Increase font size  Decrease font size Date:2016-09-21   Views:616
Turkish rebar offers to the US showed softness this week as trading resumed following the Eid holiday, sources said Tuesday.

S&P Global Platts lowered its daily imported rebar assessment to $358-$363/st CIF Houston, down from $363-$367/st.

US traders put current offers from Turkish mills around $390/mt CFR ($358/st CIF), but said offers around $385/mt CFR ($354/st CIF) were being discussed.

Buying out of Turkey has slowed in recent months, but a trade case filed this week by US mills is not expected to change buying patterns in the short term, one US trader said. Late Monday, US rebar producers petitioned the government to launch antidumping and countervailing duty investigations on rebar imports from Japan, Taiwan and Turkey.

"I don't think people are going to care about the trade case from a purchasing standpoint, it's going to be all about the mills' appetite for selling," the trader said.

While imports from the three countries named in the case have surged in recent years, the trader expressed doubt that allegations of dumping could prove to be true.

"I understand why they filed against Japan and Taiwan and it's because the import numbers have surged, but I don't think it's because they dumped steel," he said.

The Rebar Trade Action Coalition and its individual members -- Bayou Steel Group, Byer Steel Group, Commercial Metals Co., Gerdau Ameristeel US, Nucor and Steel Dynamics Inc. -- which filed the petition argue that between 2013 and 2015 import volumes from the subject countries rose by 160.4%, with the largest increase occurring in 2015. From 2013 to 2015, subject imports rose from 742,313 st to 1.93 million st in 2015, according to the petition.
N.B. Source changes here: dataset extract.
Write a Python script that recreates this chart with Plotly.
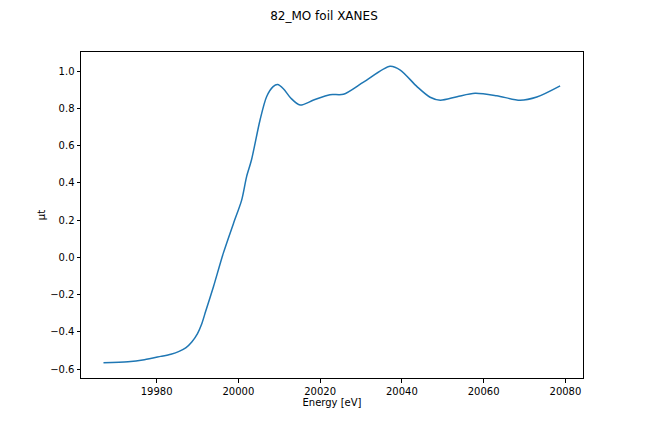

At the same time, the lower-priced imports coming into the US has depressed and suppressed prices for domestic producers, they said.

However during this same period other trade actions effectively blocked imports of rebar from the US market, the trader said.

"Mexico is no longer here, Korea is no longer here, Spain is no longer here, so those tons have to come from somewhere," he said.

The trade case could push import prices from the named countries higher if they feel there is a chance they could face duties, said a US distributor. "You may see more responsible pricing and see supply tighten up a little bit if foreign producers aren't confident they will prevail," he said.

But with the US previously finding no dumping margin for Turkey and a 1.25% subsidy rate -- with the exclusion of Habas -- in 2013, it's hard to speculate how things may play out this time around, the distributor said.

Turkish and US mills have been fighting in the courts over dumping duties on Turkish rebar. Earlier this year, after an appeal of the 2013 case by US mills, Commerce revised its dumping margin from zero to 3.64% for all Turkish mills except for Habas, however the revised duty margin has not gone into effect.

"Throwing Turkey into this case almost seems like an afterthought to get another round of information," the trader said. "The only thing that's really changed about the market (since the filing of the last trade case) is that the quantities are up year on year."